Saturday, January 3, 2009

Frost/Nixon (Movie Review)

Director Ron Howard’s film based on Peter Morgan’s 2007 stage play Frost/Nixon (Morgan wrote the screenplay also) makes a compelling case for television as a medium for truth-telling without over-simplification (as is often charged—by, among others, me, to be frank).

The movie has the usual Hollywood idea of “balance,” but I guess the slash in the title is fair warning of that. Frank Langella plays Nixon as human, haunted, and smart, while taking nothing away from his being crooked. He’s also handsomer than the real Nixon (or any of his subsequent impersonators) ever looked.

The plot centers on the conflict between Nixon and television interviewer David Frost (played charismatically by Michael Sheen—both Sheen and Langella acted in the original London stage production).

Nixon and Frost are represented as alpha-dog competitors who pulled themselves up from humble, working-class backgrounds, tasted great success, and, in 1977, the time setting of this story, hit upon the idea of an epic four-part television interview as a way perhaps to regain the limelight—at a time when both stink of failure, Nixon in disgrace, Frost as a laughingstock.

One small point of interest (to me, anyway) is that Pat Nixon is played by Patty McCormick (who, 52 years ago, played Rhoda Penmark—another Type A personality gone wild—in The Bad Seed). I have to wonder if that’s a bit of trick casting—if so, I got it and enjoyed the hommage, and even if not, McCormick conveys a lot in a very small role.

We see a team of writers and researchers who assist the former President—but his firmest support appears to be former Marine Lt. Col. Jack Brennan (played by Kevin Bacon), a man of respect and stoic loyalty. Bacon’s performance is understated, with nuances of reserved emotion that Bacon has become a master of.

The film more fully develops Frost ‘s support team, as that is where the drama lies—we have the show-biz professional in producer John Birt (Matthew Macfadyen), the pragmatist in journalist Bob Zelnick (Oliver Platt), the idealist in academic researcher James Reston Jr. (Sam Rockwell), and the unconditional support of girlfriend Caroline Cushing (Rebecca Hall).

The film is riveting—tightly directed by Howard, with smart, insightful dialogue by Morgan, engrossing character work by all the players.
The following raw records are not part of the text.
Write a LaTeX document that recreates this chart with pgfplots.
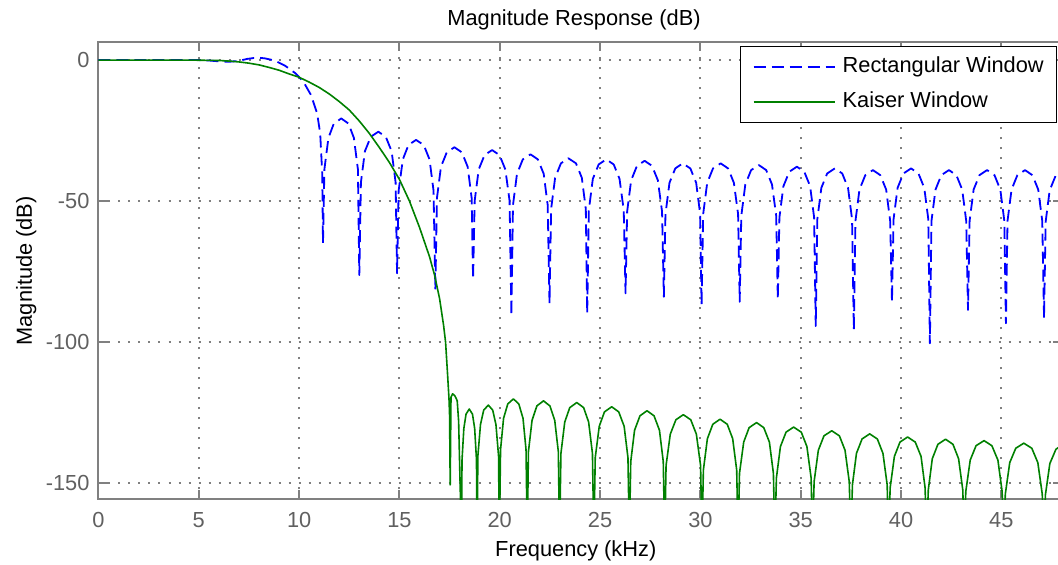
\documentclass[border=0pt]{standalone}
\usepackage{fontspec}
\setmainfont{Liberation Sans}
\usepackage{pgfplots}
\pgfplotsset{compat=1.18}
\definecolor{axisgray}{RGB}{128,128,128}
\definecolor{gridgray}{RGB}{128,128,128}
\definecolor{tickgray}{RGB}{96,96,96}
\definecolor{mblue}{RGB}{0,0,255}
\definecolor{mgreen}{RGB}{0,128,0}
\newcommand{\fs}{\fontsize{10.9}{13}\selectfont}
\begin{document}
\begin{tikzpicture}
\begin{axis}[
    scale only axis,
    width=481.5pt, height=228.5pt,
    xmin=0, xmax=48, ymin=-155.7, ymax=6.3,
    xtick={0,5,...,45}, ytick={-150,-100,-50,0},
    grid=major,
    major grid style={dash pattern=on 1pt off 4pt, line width=1pt, color=gridgray},
    axis line style={draw=axisgray, line width=1pt},
    major tick style={draw=axisgray, line width=1pt},
    major tick length=4.5pt,
    tick align=inside,
    tick label style={font=\fs, text=tickgray},
    /pgf/number format/assume math mode=true,
    xticklabel style={yshift=-3.2pt},
    yticklabel style={xshift=-1pt},
    title={Magnitude Response (dB)},
    % the default title style already adds yshift=6pt
    title style={at={(axis description cs:0.4938,1.0116)}, anchor=base, font=\fs},
    xlabel={Frequency (kHz)},
    xlabel style={at={(axis description cs:0.4956,-0.1241)}, anchor=base, font=\fs},
    ylabel={Magnitude (dB)},
    ylabel style={at={(axis description cs:-0.0692,0.5)}, anchor=base, font=\fs},
    legend cell align=left,
    legend style={at={(axis description cs:0.995,0.9919)}, anchor=north east,
        draw=black, line width=0.5pt, fill=white,
        inner xsep=6.2pt, inner ysep=4.9pt, row sep=7pt, column sep=3.3pt,
        nodes={inner sep=0pt, text height=8pt, text depth=2.5pt, font=\fs}},
    legend image code/.code={\draw[#1] (0pt,0pt) -- (40.8pt,0pt);},
]
% rectangular window
\addplot[mblue, line width=0.9pt, dash pattern=on 6pt off 3pt, line join=round] coordinates {
(0,0) (2,0) (4,0) (5,0) (5.5,-0.15) (6,-0.45) (6.5,-0.6) (7,-0.3) (7.4,0.4) (7.9,0.9) (8.3,0.6)
(8.8,-0.2) (9.3,-2) (9.8,-4.6) (10.2,-7.5) (10.6,-12.5) (10.9,-19) (11.05,-26) (11.15,-40) (11.19,-64.9)
(11.26,-38.7) (11.46,-27.6) (11.73,-22.5) (12.10,-20.7) (12.46,-22.5) (12.73,-27.6) (12.93,-38.7) (13.00,-76.2)
(13.08,-43.4) (13.28,-32.3) (13.57,-27.2) (13.95,-25.4) (14.32,-27.2) (14.61,-32.3) (14.81,-43.4) (14.88,-75.6)
(14.96,-46.3) (15.17,-35.2) (15.45,-30.1) (15.83,-28.3) (16.21,-30.1) (16.50,-35.2) (16.70,-46.3) (16.79,-81.5)
(16.87,-48.9) (17.07,-37.8) (17.36,-32.7) (17.74,-30.9) (18.11,-32.7) (18.40,-37.8) (18.60,-48.9) (18.67,-77.7)
(18.75,-49.9) (18.95,-38.8) (19.24,-33.7) (19.62,-31.9) (19.99,-33.7) (20.28,-38.8) (20.49,-49.9) (20.58,-90.7)
(20.66,-51.4) (20.86,-40.3) (21.15,-35.2) (21.53,-33.4) (21.90,-35.2) (22.19,-40.3) (22.39,-51.4) (22.48,-86.2)
(22.56,-52.8) (22.76,-41.7) (23.05,-36.6) (23.42,-34.8) (23.80,-36.6) (24.09,-41.7) (24.29,-52.8) (24.36,-89.8)
(24.44,-53.2) (24.64,-42.1) (24.93,-37.0) (25.31,-35.2) (25.68,-37.0) (25.97,-42.1) (26.18,-53.2) (26.27,-82.7)
(26.35,-53.7) (26.55,-42.6) (26.84,-37.5) (27.22,-35.7) (27.59,-37.5) (27.88,-42.6) (28.09,-53.7) (28.18,-83.9)
(28.26,-54.6) (28.46,-43.5) (28.75,-38.4) (29.12,-36.6) (29.50,-38.4) (29.79,-43.5) (29.99,-54.6) (30.06,-86.8)
(30.14,-54.6) (30.34,-43.5) (30.63,-38.4) (31.01,-36.6) (31.38,-38.4) (31.67,-43.5) (31.88,-54.6) (31.96,-85.7)
(32.04,-55.2) (32.24,-44.1) (32.53,-39.0) (32.91,-37.2) (33.28,-39.0) (33.57,-44.1) (33.78,-55.2) (33.86,-84.8)
(33.94,-55.8) (34.14,-44.7) (34.43,-39.6) (34.81,-37.8) (35.18,-39.6) (35.47,-44.7) (35.67,-55.8) (35.75,-94.3)
(35.83,-56.4) (36.03,-45.3) (36.32,-40.2) (36.70,-38.4) (37.07,-40.2) (37.36,-45.3) (37.56,-56.4) (37.65,-95.7)
(37.73,-57.0) (37.93,-45.9) (38.22,-40.8) (38.60,-39.0) (38.97,-40.8) (39.26,-45.9) (39.46,-57.0) (39.55,-85.7)
(39.63,-56.4) (39.83,-45.3) (40.12,-40.2) (40.50,-38.4) (40.87,-40.2) (41.16,-45.3) (41.36,-56.4) (41.44,-100.4)
(41.52,-57.0) (41.72,-45.9) (42.01,-40.8) (42.39,-39.0) (42.76,-40.8) (43.05,-45.9) (43.25,-57.0) (43.34,-88.6)
(43.42,-57.0) (43.62,-45.9) (43.91,-40.8) (44.29,-39.0) (44.66,-40.8) (44.95,-45.9) (45.15,-57.0) (45.23,-93.3)
(45.31,-57.0) (45.51,-45.9) (45.80,-40.8) (46.18,-39.0) (46.55,-40.8) (46.84,-45.9) (47.04,-57.0) (47.13,-91.5)
(47.21,-57.3) (47.41,-46.2) (47.70,-41.1) (48.08,-39.3)
};
\addlegendentry{Rectangular Window}
% kaiser window
\addplot[mgreen, line width=0.8pt, line join=round] coordinates {
(0,0) (4,0) (5,-0.05) (6,-0.15) (6.5,-0.35) (7,-0.65) (7.5,-1.1) (8,-1.7) (8.5,-2.6) (9,-3.6)
(9.5,-4.9) (10,-6.1) (10.5,-7.8) (11,-9.7) (11.5,-12) (12,-14.7) (12.5,-17.7) (13,-21.6) (13.5,-26)
(14,-31) (14.5,-36.3) (15,-42.3) (15.5,-50) (16,-59.3) (16.5,-69.7) (16.75,-76.2) (17,-84.5) (17.2,-94)
(17.3,-100) (17.4,-111.5) (17.47,-120) (17.50,-126) (17.53,-150.6) (17.57,-119.5) (17.65,-118.3)
(17.75,-118.9) (17.82,-119.8) (17.88,-120.8) (17.95,-128) (18.09,-170)
(18.12,-141.7) (18.21,-130.6) (18.32,-125.5) (18.48,-123.7) (18.64,-125.5) (18.75,-130.6) (18.84,-141.7) (18.87,-170)
(18.91,-140.3) (19.04,-129.2) (19.20,-124.1) (19.43,-122.3) (19.65,-124.1) (19.81,-129.2) (19.94,-140.3) (19.98,-170)
(20.04,-138.1) (20.19,-127.0) (20.40,-121.9) (20.68,-120.1) (20.95,-121.9) (21.16,-127.0) (21.31,-138.1) (21.37,-170)
(21.43,-138.8) (21.61,-127.7) (21.85,-122.6) (22.18,-120.8) (22.50,-122.6) (22.74,-127.7) (22.92,-138.8) (22.98,-170)
(23.05,-139.4) (23.24,-128.3) (23.49,-123.2) (23.84,-121.4) (24.18,-123.2) (24.43,-128.3) (24.62,-139.4) (24.69,-170)
(24.76,-140.9) (24.96,-129.8) (25.22,-124.7) (25.58,-122.9) (25.93,-124.7) (26.20,-129.8) (26.39,-140.9) (26.46,-170)
(26.53,-142.3) (26.72,-131.2) (26.99,-126.1) (27.34,-124.3) (27.69,-126.1) (27.96,-131.2) (28.15,-142.3) (28.22,-170)
(28.29,-143.7) (28.50,-132.6) (28.78,-127.5) (29.15,-125.7) (29.52,-127.5) (29.80,-132.6) (30.01,-143.7) (30.08,-170)
(30.15,-145.3) (30.35,-134.2) (30.62,-129.1) (30.98,-127.3) (31.34,-129.1) (31.61,-134.2) (31.81,-145.3) (31.88,-170)
(31.95,-146.5) (32.16,-135.4) (32.43,-130.3) (32.80,-128.5) (33.16,-130.3) (33.44,-135.4) (33.64,-146.5) (33.71,-170)
(33.79,-148.1) (33.99,-137.0) (34.27,-131.9) (34.65,-130.1) (35.03,-131.9) (35.31,-137.0) (35.52,-148.1) (35.59,-170)
(35.67,-149.4) (35.88,-138.3) (36.16,-133.2) (36.55,-131.4) (36.93,-133.2) (37.21,-138.3) (37.42,-149.4) (37.50,-170)
(37.58,-150.5) (37.78,-139.4) (38.06,-134.3) (38.44,-132.5) (38.82,-134.3) (39.10,-139.4) (39.31,-150.5) (39.38,-170)
(39.46,-151.6) (39.67,-140.5) (39.95,-135.4) (40.33,-133.6) (40.71,-135.4) (41.00,-140.5) (41.20,-151.6) (41.28,-170)
(41.36,-152.4) (41.56,-141.3) (41.84,-136.2) (42.22,-134.4) (42.59,-136.2) (42.87,-141.3) (43.08,-152.4) (43.15,-170)
(43.23,-152.9) (43.45,-141.8) (43.74,-136.7) (44.14,-134.9) (44.53,-136.7) (44.83,-141.8) (45.04,-152.9) (45.12,-170)
(45.20,-153.8) (45.42,-142.7) (45.72,-137.6) (46.12,-135.8) (46.52,-137.6) (46.82,-142.7) (47.04,-153.8) (47.12,-170)
(47.20,-154) (47.42,-143) (47.72,-138) (48.1,-136)
};
\addlegendentry{Kaiser Window}
\end{axis}
\pgfresetboundingbox
\useasboundingbox (-49.25pt,-32.35pt) rectangle (479.75pt,249.65pt);
\end{tikzpicture}
\end{document}
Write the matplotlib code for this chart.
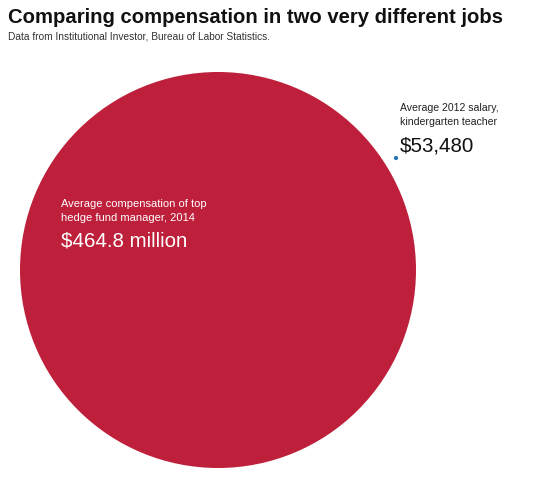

At several points the movie had me near tears—though this is not a tearjerker—notably when Reston states his zeal for seeing Nixon brought to justice and, later, when Frost, not a particularly deep man, but spending money out of his own pocket to produce the interviews, while hammered by his own team for producing schlock television, simply wants to celebrate his birthday.

As I said, the film makes a compelling case for television—its ability to convey nuance, the truthfulness of its “eye” (which “never blinks,” as TV newsman Dan Rather once famously noted). In my view, the film more convincingly supports a claim for television’s cathartic power, to exercise and purge painful emotions—particularly through the use of the close-up shot.

Ultimately, Frost/Nixon argues for the importance of feeling in reportage, an aspect of understanding that television is uniquely able to provide. I think this much is unarguable—as the film proves with horrific real footage of the Vietnam conflict, the sort of heartbreaking pictures that have been disallowed for every other conflict the United States has been involved in since then.

In the end, however, catharsis is not really enough, is it? We must accept that the real Nixon went unpunished for his crimes, that the Frost interviews sped up the rehabilitation of the scandal-ridden Republican Party, and that Nixon’s concept that, when the President does something, it is thus not illegal, an unpopular idea in the 1970s, has become accepted truth for subsequent US Presidents.

I think Frost/Nixon is a brilliant and timely film. I only hope it does not provide audiences with a false sense of closure for our latest scandal-ridden Presidency.

1 comment:

  1. I loved your review Joe & decided not to read it till post viewing. After you told me Patty Mccormick was in it, I ran to the 1st showing. I'm not disappointed, on any level. I loved seeing my yoot recaptured in a very understated way. Ron could have gone all out, especially musically but didn't. He kept very focused, I guess to keep the unbelievable, believable. I do hope Oscar pays a visit here, thanks for the review.